Many fine songs here, "Love To See You" being one of the best. A simple but beautiful love (or lust) song written by Suzzy, it's a great ode to unrequited love (or lust). Then again, for all I know, it could be about a puppy. For some reason it's stuck in the dreaded next-to-last-song slot on the CD, usually a place for throwaways. (There's also a great video of "Love To See You" from the mid-80's Robert Klein cable show that you can find at the Roches web site)

"Face Down At Folk City" (written by all three) is of course classic Roches: funny lyrics and great vocals, plus a dreamy Fmaj7th piano hook that follows the chorus.

The opener "Love Radiates Around" (a non-Roche composition) sounds almost like a hymn. Very pretty, and aurally the best thing on Another World. Reminds me of "Hymn To Her" (which came later) by the Pretenders, but this one was written by a man-guy.

"Another World" is a solid tune - in their tradition of complaints about the modern (usually female) world - but suffers from the "modern" 80's production, which shows up in varying degrees throughout the album. Here, I am in partial agreement with the negative reviewers. The generic rock guitars and drum machines sound like they are bleeding over from another studio and were accidentally mixed into a Roches recording.

As for the other tracks, "Come Softly To Me" - one of their reworkings of a classic/traditional song, this time The Fleetwoods' 1959 chart topper - is a highlight. The remaining songs are not bad - I particularly like "Weeded Out" - but the aforementioned (over-) production tends to stomp them out before they can be "heard."

I recently saw the Roches in Atlanta (Variety Playhouse) and I don't think they sang anything from Another World. Too bad. Some of these songs would sound great live - just the girls with three guitars (and a piano). Nevertheless, they sounded just as good as the last time I saw them - in 1979.
lb136 | New York, NY USA | 04/18/2007
(5 out of 5 stars)

"Hmm . . . I see this one still generates disagreement among Roches' fans. I've always adored it. even though I've never been face down in Folk City. Donnez-moi un slice, s'il vous plait."
4 1/2 Stars: Great Batch Of Songs (Despite The Production)
A Music Fan | Forest Park, GA USA | 08/13/2006
(5 out of 5 stars)

"Another World is my second favorite Roches album (after the first) although it has some very serious flaws. It was their fourth album (as a trio) and final album for Warners. Conventional wisdom says this is one of their weakest albums, maybe the weakest. Of course conventional wisdom is often wrong, as it is here.

Some of the Roches' best songs are here, wrapped in a production style that could (generously) be called "radio friendly," as in AOR radio (Come back King Fripp - all is forgiven!). This was 1985, after all, and that particular "sound" hasn't dated well. Gimme A Slice, the final song, actually starts off sounding like Alice Cooper - from the 70's. As a bonus, you get a free French lesson at the end (Who is this, the McGarrigles?)

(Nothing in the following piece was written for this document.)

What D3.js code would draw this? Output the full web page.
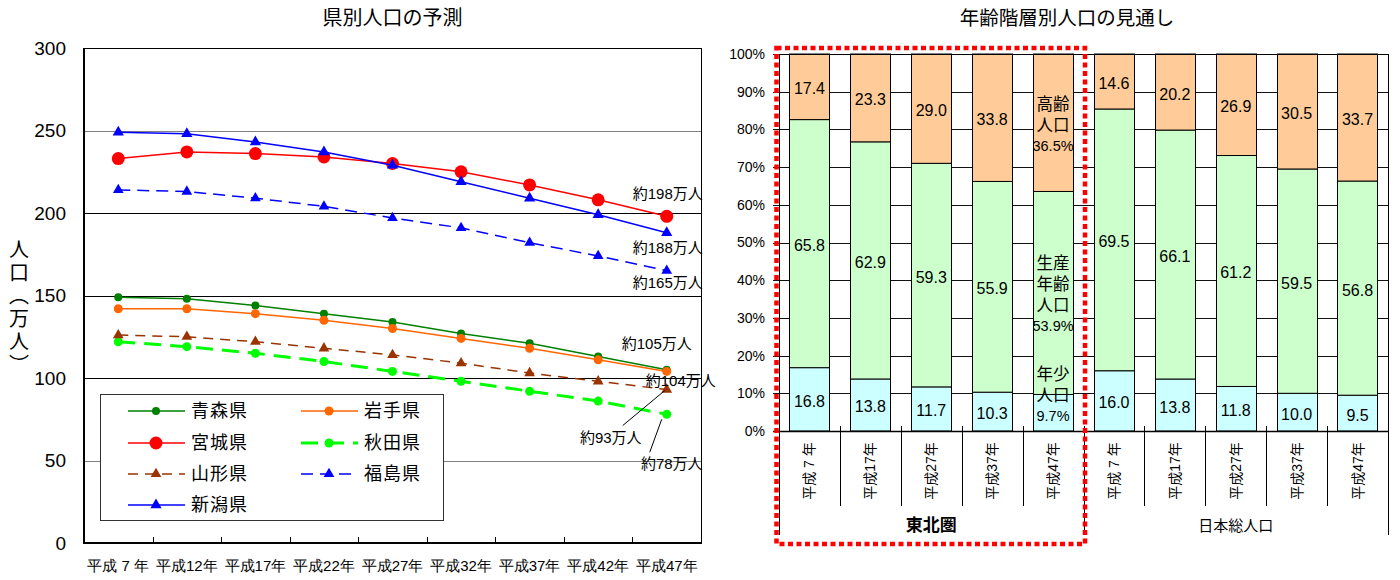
<!DOCTYPE html>
<html><head><meta charset="utf-8">
<script src="https://cdn.jsdelivr.net/npm/d3@7"></script>
<style>
body{margin:0;background:#fff;}
svg{display:block;font-family:"Liberation Sans",Arial,"Noto Sans CJK JP",sans-serif;}
</style></head><body>
<svg id="chart" width="1400" height="580"></svg>
<script>
// ---- 県別人口の予測 (万人) ----
const years = ["平成 7 年","平成12年","平成17年","平成22年","平成27年","平成32年","平成37年","平成42年","平成47年"];
const aomori    = [149,148,144,139,134,127,121,113,105];
const iwate     = [142,142,139,135,130,124,118,111,104];
const miyagi    = [233,237,236,234,230,225,217,208,198];
const akita     = [122,119,115,110,104,98,92,86,78];
const yamagata  = [126,125,122,118,114,109,103,98,93];
const fukushima = [214,213,209,204,197,191,182,174,165];
const niigata   = [249,248,243,237,229,219,209,199,188];
const popTicks  = [0,50,100,150,200,250,300];

// ---- 年齢階層別人口の見通し (%) ----
const ageYears = ["平成 7 年","平成17年","平成27年","平成37年","平成47年"];
const regions = ["東北圏","日本総人口"];
const ageGroups = ["年少人口","生産年齢人口","高齢人口"];
const tohokuYoung   = [16.8,13.8,11.7,10.3,9.7];
const tohokuWorking = [65.8,62.9,59.3,55.9,53.9];
const tohokuElderly = [17.4,23.3,29.0,33.8,36.5];
const japanYoung    = [16.0,13.8,11.8,10.0,9.5];
const japanWorking  = [69.5,66.1,61.2,59.5,56.8];
const japanElderly  = [14.6,20.2,26.9,30.5,33.7];
const pctTicks = [0,10,20,30,40,50,60,70,80,90,100];

const svg = d3.select("#chart");

// ================= Left: line chart =================
const L = {left:84, right:701, top:48, bottom:543};
const x = d3.scaleBand().domain(years).range([L.left, L.right]);
const y = d3.scaleLinear().domain([0,300]).range([L.bottom, L.top]);
const cx = i => x(years[i]) + x.bandwidth()/2;
const g1 = svg.append("g");

g1.append("text").attr("x",(L.left+L.right)/2).attr("y",25)
  .attr("text-anchor","middle").attr("font-size",20).text("県別人口の予測");

// gridlines
g1.selectAll("line.grid").data(popTicks.filter(t=>t>0 && t<300)).join("line")
  .attr("x1",L.left).attr("x2",L.right)
  .attr("y1",d=>Math.round(y(d))+0.5).attr("y2",d=>Math.round(y(d))+0.5)
  .attr("stroke",d=>(d===250||d===50)?"#808080":"#000").attr("stroke-width",1);
// frame
g1.append("line").attr("x1",L.left).attr("x2",L.right).attr("y1",L.top+0.5).attr("y2",L.top+0.5).attr("stroke","#000");
g1.append("line").attr("x1",L.right+0.5).attr("x2",L.right+0.5).attr("y1",L.top).attr("y2",L.bottom).attr("stroke","#000");

// axes
const ya = g1.append("g").attr("transform",`translate(${L.left},0)`)
  .call(d3.axisLeft(y).tickValues(popTicks).tickSize(0).tickPadding(18));
ya.select(".domain").remove();
ya.selectAll("text").attr("font-size",19).attr("font-family",null).attr("fill","#000");
const xa = g1.append("g").attr("transform",`translate(0,${L.bottom})`)
  .call(d3.axisBottom(x).tickSize(0).tickPadding(17));
xa.select(".domain").remove();
xa.selectAll("text").attr("font-size",15).attr("font-family",null).attr("fill","#000");
g1.selectAll("line.xtick").data(years.slice(1)).join("line")
  .attr("x1",d=>Math.round(x(d))+0.5).attr("x2",d=>Math.round(x(d))+0.5)
  .attr("y1",L.bottom-6).attr("y2",L.bottom).attr("stroke","#000");
g1.append("line").attr("x1",L.left).attr("x2",L.left).attr("y1",L.top).attr("y2",L.bottom+1).attr("stroke","#000").attr("stroke-width",2);
g1.append("line").attr("x1",L.left-1).attr("x2",L.right+1).attr("y1",L.bottom).attr("y2",L.bottom).attr("stroke","#000").attr("stroke-width",2);

// y-axis title, set vertically
g1.append("text").attr("x",19).attr("y",239)
  .style("writing-mode","vertical-rl").attr("font-size",20)
  .attr("letter-spacing",3).attr("font-family","Noto Sans CJK JP")
  .text("人口（万人）");

// series
const series = [
  {name:"青森県", data:aomori,    color:"#008000", dash:null,   width:1.5, marker:"circle", r:4},
  {name:"岩手県", data:iwate,     color:"#FF6600", dash:null,   width:1.5, marker:"circle", r:4.5},
  {name:"宮城県", data:miyagi,    color:"#FF0000", dash:null,   width:1.5, marker:"circle", r:6.5},
  {name:"秋田県", data:akita,     color:"#00FF00", dash:"17,9", width:3,   marker:"circle", r:4.5},
  {name:"山形県", data:yamagata,  color:"#993300", dash:"10,7", width:1.5, marker:"tri",    r:50},
  {name:"福島県", data:fukushima, color:"#0000FF", dash:"12,7", width:1.5, marker:"tri",    r:50},
  {name:"新潟県", data:niigata,   color:"#0000FF", dash:null,   width:1.5, marker:"tri",    r:55},
];
const line = d3.line().x((d,i)=>cx(i)).y(d=>y(d));
const tri = s => d3.symbol().type(d3.symbolTriangle).size(s)();

function drawMarker(sel, s){
  if(s.marker==="circle") sel.append("circle").attr("r",s.r).attr("fill",s.color);
  else sel.append("path").attr("d",tri(s.r)).attr("fill",s.color);
}

series.forEach(s=>{
  const gs = g1.append("g");
  gs.append("path").attr("d",line(s.data)).attr("fill","none")
    .attr("stroke",s.color).attr("stroke-width",s.width)
    .attr("stroke-dasharray",s.dash);
  s.data.forEach((v,i)=>{
    const m = gs.append("g").attr("transform",`translate(${cx(i)},${y(v)})`);
    drawMarker(m,s);
  });
});

// end-value annotations
const last = arr => arr[arr.length-1];
const notes = [
  {data:miyagi,    dx:1,   dy:-23},
  {data:niigata,   dx:1,   dy:15},
  {data:fukushima, dx:1,   dy:12},
  {data:aomori,    dx:-10, dy:-26},
  {data:iwate,     dx:14,  dy:9},
  {data:yamagata,  dx:-56, dy:48, leader:[-44,36,-2,1]},
  {data:akita,     dx:5,   dy:49, leader:[-17,38,-5,5]},
];
notes.forEach(n=>{
  const px = cx(years.length-1), py = y(last(n.data));
  if(n.leader){
    g1.append("line").attr("x1",px+n.leader[0]).attr("y1",py+n.leader[1])
      .attr("x2",px+n.leader[2]).attr("y2",py+n.leader[3]).attr("stroke","#000");
  }
  g1.append("text").attr("x",px+n.dx).attr("y",py+n.dy).attr("text-anchor","middle")
    .attr("dominant-baseline","central").attr("font-size",15).text(`約${last(n.data)}万人`);
});

// legend
const lg = g1.append("g");
lg.append("rect").attr("x",100.5).attr("y",394.5).attr("width",343).attr("height",126)
  .attr("fill","#fff").attr("stroke","#333");
const colX = [128,301], rowY = [411,443,474,505];
series.forEach((s,i)=>{
  const c = i%2, r = Math.floor(i/2);
  const gx = colX[c], gy = rowY[r];
  const e = lg.append("g").attr("transform",`translate(${gx},${gy})`);
  e.append("line").attr("x1",0).attr("x2",57).attr("y1",0).attr("y2",0)
    .attr("stroke",s.color).attr("stroke-width",s.width).attr("stroke-dasharray",s.dash);
  drawMarker(e.append("g").attr("transform","translate(28,0)"),s);
  e.append("text").attr("x",63).attr("y",0).attr("dominant-baseline","central")
    .attr("font-size",18).attr("letter-spacing",1).text(s.name);
});

// ================= Right: 100% stacked bars =================
const R = {left:779, right:1388, top:54, bottom:431};
const rows = [];
const sets = [[tohokuYoung,tohokuWorking,tohokuElderly],[japanYoung,japanWorking,japanElderly]];
regions.forEach((rg,ri)=>ageYears.forEach((yr,i)=>rows.push({
  key:rg+"|"+yr, region:rg, year:yr,
  young:sets[ri][0][i], working:sets[ri][1][i], elderly:sets[ri][2][i]})));
const keys = ["young","working","elderly"];
const fills = {young:"#CCFFFF", working:"#CCFFCC", elderly:"#FFCC99"};
const xb = d3.scaleBand().domain(rows.map(d=>d.key)).range([R.left,R.right]).paddingInner(0.34).paddingOuter(0.17);
const yb = d3.scaleLinear().domain([0,1]).range([R.bottom,R.top]);
const stacked = d3.stack().keys(keys).offset(d3.stackOffsetExpand)(rows);
const g2 = svg.append("g");

g2.append("text").attr("x",1067).attr("y",25).attr("text-anchor","middle")
  .attr("font-size",19.5).text("年齢階層別人口の見通し");

// gridlines + ticks
g2.selectAll("line.grid").data(pctTicks.filter(t=>t>0)).join("line")
  .attr("x1",R.left-6).attr("x2",R.right)
  .attr("y1",d=>Math.round(yb(d/100))+0.5).attr("y2",d=>Math.round(yb(d/100))+0.5)
  .attr("stroke","#111");
const yra = g2.append("g").attr("transform",`translate(${R.left},0)`)
  .call(d3.axisLeft(yb).tickValues(pctTicks.map(t=>t/100)).tickFormat(d=>Math.round(d*100)+"%").tickSize(0).tickPadding(14));
yra.select(".domain").remove();
yra.selectAll("text").attr("font-size",14).attr("font-family",null).attr("fill","#000");

// bars
stacked.forEach(layer=>{
  g2.append("g").selectAll("rect").data(layer).join("rect")
    .attr("x",d=>Math.round(xb(d.data.key))+0.5).attr("width",Math.round(xb.bandwidth()))
    .attr("y",d=>yb(d[1])).attr("height",d=>yb(d[0])-yb(d[1]))
    .attr("fill",fills[layer.key]).attr("stroke","#000").attr("stroke-width",1);
});

// frame
g2.append("line").attr("x1",R.left+0.5).attr("x2",R.left+0.5).attr("y1",R.top).attr("y2",R.bottom+104).attr("stroke","#000");
g2.append("line").attr("x1",R.right+0.5).attr("x2",R.right+0.5).attr("y1",R.top).attr("y2",R.bottom+104).attr("stroke","#000");
g2.append("line").attr("x1",R.left).attr("x2",R.right).attr("y1",R.top+0.5).attr("y2",R.top+0.5).attr("stroke","#000");
g2.append("line").attr("x1",R.left-6).attr("x2",R.right).attr("y1",R.bottom+0.5).attr("y2",R.bottom+0.5).attr("stroke","#000").attr("stroke-width",1.5);

// category separators
const slotGap = (xb.step()-xb.bandwidth())/2;
rows.slice(1).forEach(d=>{
  const bx = Math.round(xb(d.key)-slotGap)+0.5;
  const groupEdge = d.year===ageYears[0];
  g2.append("line").attr("x1",bx).attr("x2",bx).attr("y1",R.bottom-5)
    .attr("y2",groupEdge?R.bottom+104:R.bottom+75).attr("stroke","#000");
});

// segment value labels
const special = regions[0]+"|"+ageYears[ageYears.length-1];
stacked.forEach((layer,li)=>{
  layer.forEach(d=>{
    const v = d.data[layer.key];
    const bx = xb(d.data.key)+xb.bandwidth()/2;
    const mid = (yb(d[0])+yb(d[1]))/2;
    if(d.data.key===special){
      const name = ageGroups[li];
      const lines = [];
      for(let k=0;k<name.length;k+=2) lines.push(name.slice(k,k+2));
      lines.push(v.toFixed(1)+"%");
      const gap = 21;
      const first = li===0 ? mid+3-(lines.length-1)*gap : mid+2-(lines.length-1)*gap/2;
      lines.forEach((t,k)=>{
        g2.append("text").attr("x",bx).attr("y",first+k*gap).attr("text-anchor","middle")
          .attr("dominant-baseline","central").attr("font-size",k===lines.length-1?14.5:16.5)
          .attr("fill","#000").text(t);
      });
    } else {
      g2.append("text").attr("x",bx).attr("y",mid+2).attr("text-anchor","middle")
        .attr("dominant-baseline","central").attr("font-size",16).text(v.toFixed(1));
    }
  });
});

// rotated year labels
rows.forEach(d=>{
  const bx = xb(d.key)+xb.bandwidth()/2;
  g2.append("text").attr("transform",`translate(${bx},${R.bottom+40}) rotate(-90)`)
    .attr("text-anchor","middle").attr("dominant-baseline","central")
    .attr("font-size",14).text(d.year);
});

// region labels
regions.forEach((rg,ri)=>{
  const ks = rows.filter(d=>d.region===rg);
  const mx = (xb(ks[0].key)+xb(ks[ks.length-1].key)+xb.bandwidth())/2;
  g2.append("text").attr("x",mx).attr("y",R.bottom+94).attr("text-anchor","middle")
    .attr("dominant-baseline","central")
    .attr("font-size",ri===0?17:15).attr("font-weight",ri===0?"bold":"normal").text(rg);
});

// highlight frame around 東北圏
const bEdge = xb(rows[ageYears.length].key)-slotGap;
g2.append("rect").attr("x",R.left-2.5).attr("y",R.top-6)
  .attr("width",bEdge+1.5-(R.left-2.5)).attr("height",496)
  .attr("fill","none").attr("stroke","#FF0000").attr("stroke-width",4.5)
  .attr("stroke-dasharray","5,3.5");
</script>
</body></html>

Despite having "everything on it" Another World was not a commercial success and the sisters closed shop at Warners. They disappeared for several years doing Godknowswhat - having babies, getting married, backpacking through Europe? (not in that order) But IMHO this album was one of their best and grows better over the years. You just have to get past the sound and enjoy the songs. And in all fairness to the producers, not all of the songs are hurt by the production. A couple are even complemented by it.